One advantage was that Zerlina and Masetto could be portrayed as hotel staff, reflecting for once their social standing, but otherwise there was no sense of what anyone else was doing there. There were hints of a powerful military in the Commendatore and several uniformed extras—I think we were in the early 20th century—but this, like the appearance of a horned devil to save Don Giovanni from the chaos of the Act 1 finale, was left unexplored.

The director’s imagination—and the production’s budget—seemed to have been exhausted on the set, so for the supernatural elements the brave cast were left to fend for themselves, with minimal props. Dramatically it was feeble, and intellectually it felt lazy; despite fine work from the cast and orchestra, the production rendered the performance as a whole distressingly boring.

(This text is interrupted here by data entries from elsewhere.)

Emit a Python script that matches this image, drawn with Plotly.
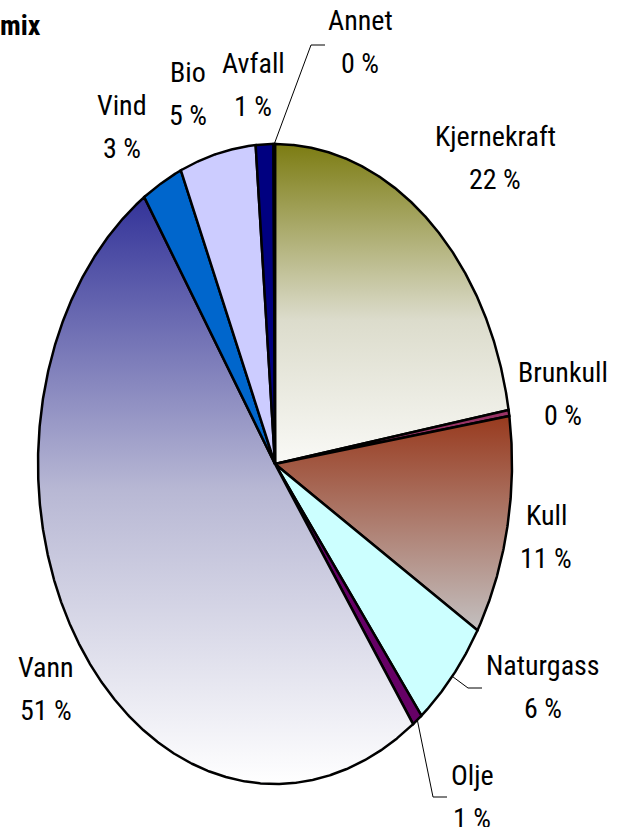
import numpy as np
import plotly.graph_objects as go

# ---- data ----
categories = ["Kjernekraft", "Brunkull", "Kull", "Naturgass", "Olje",
              "Vann", "Vind", "Bio", "Avfall", "Annet"]
shares = [22.3, 0.3, 11.1, 5.7, 0.7, 50.6, 2.8, 5.2, 1.2, 0.1]
title_text = "mix"

# ---- style ----
W, H = 625, 827
CX, CY, RX, RY = 275, 464, 237, 320   # pixel centre and radii of the (elliptic) pie
FONT = "Roboto Condensed, Liberation Sans, Arial, sans-serif"
FONT_SIZE = 28
TEXT_DY = 0

fills = {
    "Kjernekraft": [[0, "#f9f9f6"], [0.45, "#dcdccc"], [1, "#7c7c12"]],
    "Brunkull": "#993366",
    "Kull": [[0, "#c3c0c0"], [1, "#983a1e"]],
    "Naturgass": "#ccffff",
    "Olje": "#660066",
    "Vann": [[0, "#ffffff"], [0.5, "#b8b8d4"], [1, "#333399"]],
    "Vind": "#0066cc",
    "Bio": "#ccccff",
    "Avfall": "#000080",
    "Annet": "#ff00ff",
}

# label anchor (pixel centre of the name line)
label_pos = {
    "Annet": (360, 20), "Kjernekraft": (495, 136), "Brunkull": (563, 372),
    "Kull": (546, 515), "Naturgass": (543, 665), "Olje": (472, 775),
    "Vann": (46, 667), "Vind": (122, 105), "Bio": (188, 72), "Avfall": (253, 63),
}
LINE_GAP = 43
# leader lines: elbow and end in pixels
leaders = {
    "Annet": [(311, 45), (325, 45)],
    "Naturgass": [(468, 688), (482, 688)],
    "Olje": [(433, 797), (447, 797)],
}


def px2d(px, py):
    return (px - CX) / RX, (CY - py) / RY


fig = go.Figure()

total = sum(shares)
cum = 0.0
mids = {}
for cat, val in zip(categories, shares):
    t0 = cum / total * 2 * np.pi
    cum += val
    t1 = cum / total * 2 * np.pi
    mids[cat] = (t0 + t1) / 2
    n = max(3, int((t1 - t0) / (2 * np.pi) * 1440))
    th = np.linspace(t0, t1, n)
    xs = np.concatenate([[0], np.sin(th), [0]])
    ys = np.concatenate([[0], np.cos(th), [0]])
    f = fills[cat]
    kw = {}
    if isinstance(f, list):
        kw["fillgradient"] = dict(type="vertical", colorscale=f)
    else:
        kw["fillcolor"] = f
    fig.add_trace(go.Scatter(
        x=xs, y=ys, mode="lines", fill="toself",
        line=dict(color="black", width=2.5), hoverinfo="skip", **kw))

# leader lines
for cat, pts in leaders.items():
    m = mids[cat]
    xs = [np.sin(m)] + [px2d(*p)[0] for p in pts]
    ys = [np.cos(m)] + [px2d(*p)[1] for p in pts]
    fig.add_trace(go.Scatter(x=xs, y=ys, mode="lines",
                             line=dict(color="black", width=1), hoverinfo="skip"))

# labels
for cat, val in zip(categories, shares):
    px, py = label_pos[cat]
    for txt, yy in ((cat, py), (f"{round(val / total * 100)} %", py + LINE_GAP)):
        x, y = px2d(px, yy + TEXT_DY)
        fig.add_annotation(x=x, y=y, text=txt, showarrow=False,
                           xanchor="center", yanchor="middle",
                           font=dict(family=FONT, size=FONT_SIZE, color="black"))

tx, ty = px2d(1, 25 + TEXT_DY)
fig.add_annotation(x=tx, y=ty, text=f"<b>{title_text}</b>", showarrow=False,
                   xanchor="left", yanchor="middle", xshift=-3,
                   font=dict(family=FONT, size=28, color="black"))

xr = [px2d(0, 0)[0], px2d(W, 0)[0]]
yr = [px2d(0, H)[1], px2d(0, 0)[1]]
fig.update_layout(
    width=W, height=H, margin=dict(l=0, r=0, t=0, b=0),
    paper_bgcolor="white", plot_bgcolor="white", showlegend=False,
    xaxis=dict(range=xr, visible=False, fixedrange=True),
    yaxis=dict(range=yr, visible=False, fixedrange=True),
)
fig.write_html("out.html", config={"displayModeBar": False, "staticPlot": True},
               post_script="document.body.style.margin='0';document.body.style.overflow='hidden';")
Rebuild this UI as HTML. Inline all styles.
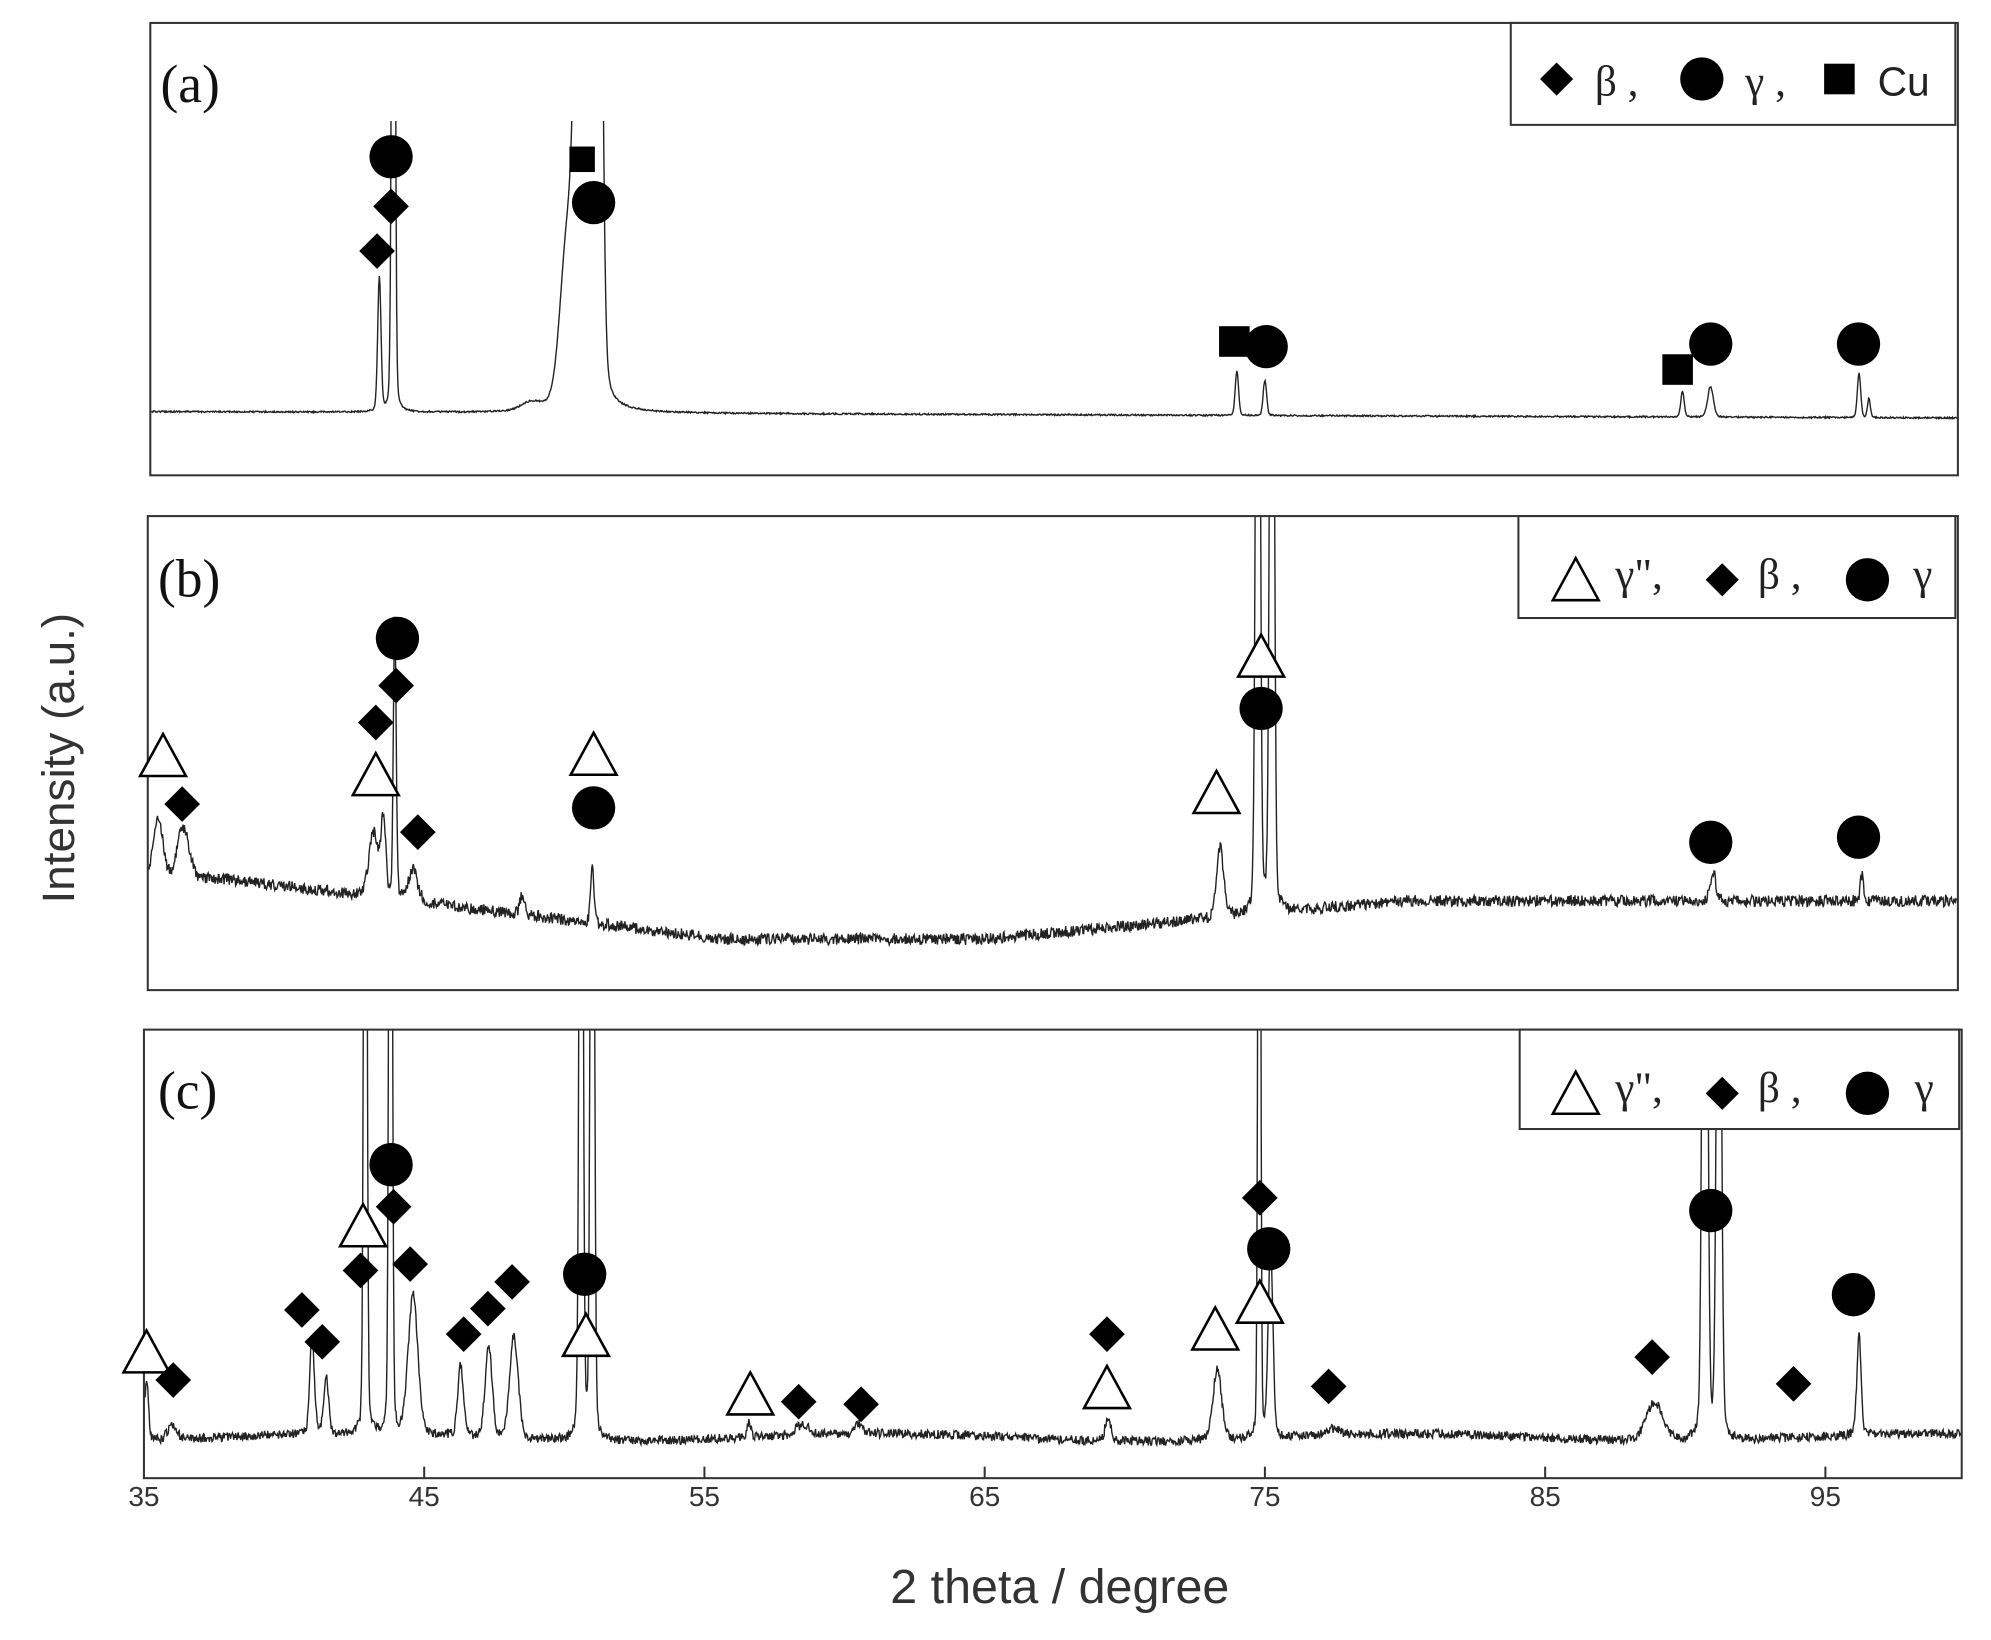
<!DOCTYPE html>
<html><head><meta charset="utf-8"><style>
html,body{margin:0;padding:0;background:#fff;}
svg{display:block;}
</style></head><body>
<svg id="s" width="1991" height="1640" viewBox="0 0 1563 1287" preserveAspectRatio="none" xmlns="http://www.w3.org/2000/svg">
<rect width="1563" height="1287" fill="#fff"/>
<defs>
<clipPath id="ca"><rect x="118" y="95" width="1419" height="278"/></clipPath>
<clipPath id="cb"><rect x="116" y="405" width="1421" height="372"/></clipPath>
<clipPath id="cc"><rect x="113" y="808" width="1427" height="352"/></clipPath>
</defs>
<g id="curves" fill="none" stroke="#222" stroke-width="1.1"></g>
<g fill="none" stroke="#333" stroke-width="1.6">
<rect x="118" y="18" width="1419" height="355"/>
<rect x="116" y="405" width="1421" height="372"/>
<rect x="113" y="808" width="1427" height="352"/>
</g>
<g stroke="#333" stroke-width="1.6">
<line x1="333" y1="1160" x2="333" y2="1151"/><line x1="553" y1="1160" x2="553" y2="1151"/>
<line x1="773" y1="1160" x2="773" y2="1151"/><line x1="993" y1="1160" x2="993" y2="1151"/>
<line x1="1213" y1="1160" x2="1213" y2="1151"/><line x1="1433" y1="1160" x2="1433" y2="1151"/>
</g>
<g font-family="Liberation Sans, sans-serif" font-size="22" fill="#333" text-anchor="middle">
<text x="113" y="1182">35</text><text x="333" y="1182">45</text><text x="553" y="1182">55</text>
<text x="773" y="1182">65</text><text x="993" y="1182">75</text><text x="1213" y="1182">85</text><text x="1433" y="1182">95</text>
</g>
<text x="832" y="1258" font-family="Liberation Sans, sans-serif" font-size="38" fill="#333" text-anchor="middle">2 theta / degree</text>
<text transform="translate(58,595) rotate(-90)" font-family="Liberation Sans, sans-serif" font-size="36" fill="#333" text-anchor="middle">Intensity (a.u.)</text>
<g font-family="Liberation Serif, serif" font-size="42" fill="#111">
<text x="126" y="80">(a)</text><text x="124" y="468">(b)</text><text x="124" y="870">(c)</text>
</g>
<g fill="#fff" stroke="#333" stroke-width="1.6">
<rect x="1186" y="18" width="349" height="80"/>
<rect x="1192" y="405" width="343" height="80"/>
<rect x="1193" y="808" width="345" height="78"/>
</g>
<g id="marks"></g>
<g font-family="Liberation Serif, serif" font-size="34" fill="#222">
<text x="1252" y="75">β ,</text><text x="1370" y="75">γ ,</text>
<text x="1268" y="462">γ",</text><text x="1380" y="462">β ,</text><text x="1502" y="462">γ</text>
<text x="1268" y="865">γ",</text><text x="1380" y="865">β ,</text><text x="1503" y="865">γ</text>
</g>
<text x="1474" y="75" font-family="Liberation Sans, sans-serif" font-size="32" fill="#222">Cu</text>
</svg>
<script>
var NS="http://www.w3.org/2000/svg";
var seed=12345;function rnd(){seed=(seed*16807)%2147483647;return seed/2147483647;}
function X(d){return 113+22*(d-35);}
function peak(d,c,w,h){var t=(d-c)/w;return h*(0.85*Math.exp(-t*t*0.693)+0.15/(1+t*t));}
function curve(clip,x0,base,peaks,noise){
 var p="";
 for(var i=0;i<=2840;i++){
  var d=35+i*65/2840;var x=X(d);if(x<x0)continue;
  var y=base(d);
  for(var k=0;k<peaks.length;k++)y-=peak(d,peaks[k][0],peaks[k][1],peaks[k][2]);
  y+=(rnd()-0.5)*noise;
  p+=(p?"L":"M")+x.toFixed(1)+" "+y.toFixed(1);
 }
 var e=document.createElementNS(NS,"path");e.setAttribute("d",p);e.setAttribute("clip-path","url(#"+clip+")");
 document.getElementById("curves").appendChild(e);
}
curve("ca",119,function(d){return 323+5*(d-35)/65;},[[43.4,0.07,105],[43.9,0.06,900],[48.8,0.4,6],[50.1,0.3,120],[50.7,0.25,900],[51.2,0.15,700],[74.0,0.07,35],[75.0,0.07,28],[89.9,0.07,20],[90.9,0.12,24],[96.2,0.07,35],[96.55,0.06,15]],1.2);
curve("cb",117,function(d){if(d<38)return 690;if(d<55)return 690+45*(d-38)/17;if(d<65)return 737;return 737-30*Math.min(1,(d-65)/15);},[[35.5,0.2,50],[36.4,0.25,40],[43.2,0.2,50],[43.55,0.1,60],[43.95,0.06,220],[44.6,0.2,25],[48.5,0.1,15],[51.0,0.07,45],[73.4,0.15,55],[74.75,0.08,900],[75.25,0.08,900],[91.0,0.12,22],[96.3,0.07,20]],9);
curve("cc",114,function(d){return 1128-3*Math.sin(d/3);},[[35.1,0.08,45],[36.0,0.2,10],[41.0,0.1,75],[41.5,0.1,45],[42.9,0.06,900],[43.8,0.06,900],[44.6,0.2,110],[46.3,0.12,55],[47.3,0.15,70],[48.2,0.18,80],[50.6,0.07,900],[51.0,0.07,900],[56.6,0.08,12],[58.5,0.3,8],[60.5,0.15,8],[69.4,0.12,18],[73.3,0.18,55],[74.8,0.05,900],[75.2,0.1,150],[77.4,0.3,5],[88.9,0.35,30],[90.7,0.09,900],[91.2,0.09,600],[96.2,0.09,80]],7);
var m=document.getElementById("marks");
function add(tag,at){var e=document.createElementNS(NS,tag);for(var k in at)e.setAttribute(k,at[k]);m.appendChild(e);}
function D(x,y,s){s=s||14;add("polygon",{points:(x-s)+","+y+" "+x+","+(y-s)+" "+(x+s)+","+y+" "+x+","+(y+s),fill:"#000"});}
function C(x,y){add("circle",{cx:x,cy:y,r:17,fill:"#000"});}
function S(x,y,s){s=s||12;add("rect",{x:x-s,y:y-s,width:2*s,height:2*s,fill:"#000"});}
function T(x,y){add("polygon",{points:(x-18)+","+(y+16)+" "+x+","+(y-17)+" "+(x+18)+","+(y+16),fill:"#fff",stroke:"#000","stroke-width":"2"});}
[[296,197],[307,162]].forEach(function(a){D(a[0],a[1]);});
[[307,123],[466,159],[994,272],[1343,270],[1459,270]].forEach(function(a){C(a[0],a[1]);});
S(457,125,10);S(969,268);S(1317,290);
[[128,593],[295,608],[466,592],[955,622],[990,515]].forEach(function(a){T(a[0],a[1]);});
[[143,631],[295,567],[311,538],[328,653]].forEach(function(a){D(a[0],a[1]);});
[[312,501],[466,634],[990,556],[1343,661],[1459,657]].forEach(function(a){C(a[0],a[1]);});
[[115,1061],[285,962],[460,1048],[589,1094],[869,1089],[954,1043],[989,1022]].forEach(function(a){T(a[0],a[1]);});
[[136,1083],[237,1028],[253,1053],[283,997],[309,947],[322,992],[364,1047],[383,1027],[402,1006],[627,1100],[676,1102],[869,1047],[989,940],[1043,1088],[1297,1065],[1408,1086]].forEach(function(a){D(a[0],a[1]);});
[[307,914],[459,1000],[996,980],[1343,950],[1455,1016]].forEach(function(a){C(a[0],a[1]);});
D(1222,62,13);C(1336,62);S(1444,62,12);
T(1237,455);D(1352,455,13);C(1466,455);
T(1237,858);D(1352,858,13);C(1466,858);
</script>
</body></html>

The cast dealt with their assignment with the utmost professionalism, however, with a particularly fine double act from Ildebrando D’Arcangelo’s suave Don Giovanni and Luca Pisaroni’s edgy and sophisticated Leporello. Lenneke Ruiten at times seemed a little stretched by Donna Anna’s music, but brought fire to the characterization, while Anett Fritsch was a fearless Donna Elvira. Andrew Staples’s voice sounded slightly fuzzier than usual as Don Ottavio, but the tenor sang with impressive breath control and impeccable Mozartian elegance. Valentina Naforniţa and Alessio Arduini made a fine, handsome couple as Zerlina and Masetto. Tomasz Konieczny, as the Commendatore, did what he could to bring gravitas to a character otherwise robbed of all dramatic power by the production.


There was high-quality playing once again in the pit, where Christoph Eschenbach conducted the Vienna Philharmonic in a straightforwardly traditional account of the score, in which no tempo jolted and no texture was unduly alarming. In Act 1, in particular, though, the dynamic range tended to feel limited, rarely dropping below mezzo forte. The musical performance was admirable on its own terms, and it’s probably unfair to complain; nevertheless, given the dearth of ideas on stage, a few more ideas in the pit might have been welcome.